This is an incredible story of a common man showing us how a single person can bring massive impactful social change. How his commitment, perseverance and determination lead him to the Best Global Teacher Title of 2020, out of 12000 nominations across 140 countries around the World.
On December 03, 2020 when British broadcaster & actor Stephen Fry named him as a winner, that was just the first pinnacle of his selfless effortful story started in 2009. He is a Maharashtra based Indian teacher, trainer, real life hero and social activist Ranjithsinh Disale, who announced to give 50% his prize money to all other finalist teachers.
Before going into his story of excellence and hardship, first we should have a brief look on; what is Global Teacher Prize? How process for selection and award works? Who is giving authority? Who are the entrants and their stories?
What is Global Teacher Prize?
Global Teacher Prize refer as Noble Prize for Teaching profession, was initiated by Varkey Foundation in collaboration with UNESCO in 2014 with the whopping prize money of US $1 million. Presented to an exceptional teacher who has made an outstanding contribution to their profession by impacting students and communities around.
Every year applications received from world wide on referral as well as on voluntary basis. Applications are processed based on rigorous eligibility criteria. Then jury of renowned teachers, professors, researchers, businessman, social activists and analysts select top 50, then top 10 and ultimately winner for Global Teacher Prize, every year. They believe and quote that ‘Everyone deserves a great teacher.’
Who is Ranjitsinh Disale & His Story?
He hails from a village in Maharashtra, India. Initially tried to pursue his education in IT Engineering, but things didn’t work out well for him. Then on recommendation of his father, he joined teacher training program. During course he realize that teachers are the real change makers in the society.
When he got his teaching appointment at Zilla Parishad Primary School in 2009, he faced with following miserable situations:
- The school was in absolute tumble down situation with no infrastructure and used as shed for animals,
- Most students were from tribal communities, and syllabus was not in their native or primary language,
- Attendance sometime got be as low as 2%, and
- to the worst teenage girls marriage was common in village
Ranjit was determined to turn things around. He took immense hard work by going through following:
- He learned local language, campaigned to eliminate adolescent marriages and encourage girls education,
- He translated curriculum books in his pupils native language, also he embedded QR codes on books to give them access to audio poems, video lectures, stories & assignments,
- By analyzing their reflections, he customized assignments and content as per his students learning pace and understanding level,
- Further, to facilitate special Childs, he updated QR codes with immersive tools and flip grid, to serve their special needs,
- By going extra miles, he encouraged and motivated his students to tackle real world problems by applying their knowledge.
These interventions resulted in massive turn around. Now, village has zero teenage marriage, attendance raised to perfect score of 100%. The school was recently awarded as best school in district with 85% of his students achieved A grades in annual examinations. Further, With his school in a drought-prone district of Maharashtra, his school has now successfully tackled the issue of desertification, increasing green land from 25% to 33% in the last ten years. In all, 250 hectares of land surrounding his village was saved from desertification, earning his school the ‘Wipro Nature for Society’ award in 2018.

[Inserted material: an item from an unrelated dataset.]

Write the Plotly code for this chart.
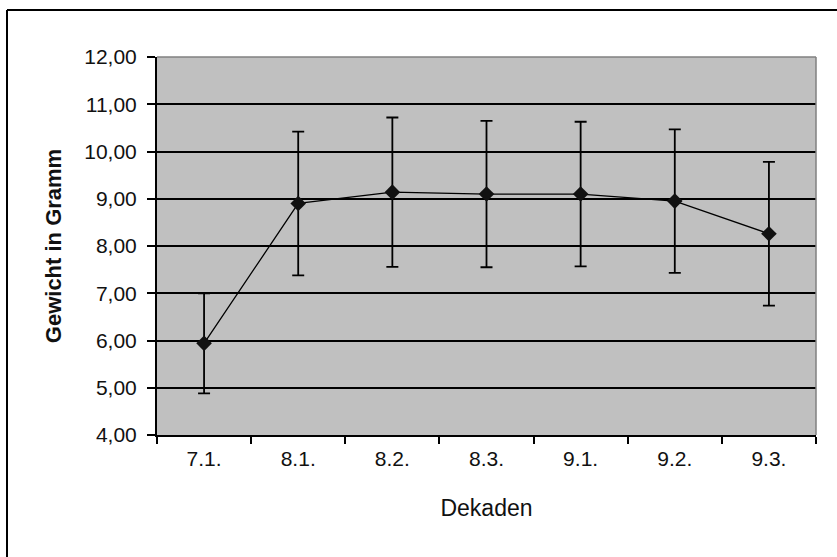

Further, his idea to incorporate QR codes in curriculum books also adopted by National Council of Educational Research & Training, India. He is now aiming to build peace bridge between war affected children from around the world through his project “Let’s Cross the Borders” Over a six-week programme, students are matched with a peace buddy from other countries with whom they closely interact – preparing presentations and listening to guest speakers together to understand their similarities. So far, Ranjitsinh has initiated an incredible 19,000 students from eight countries into this programme.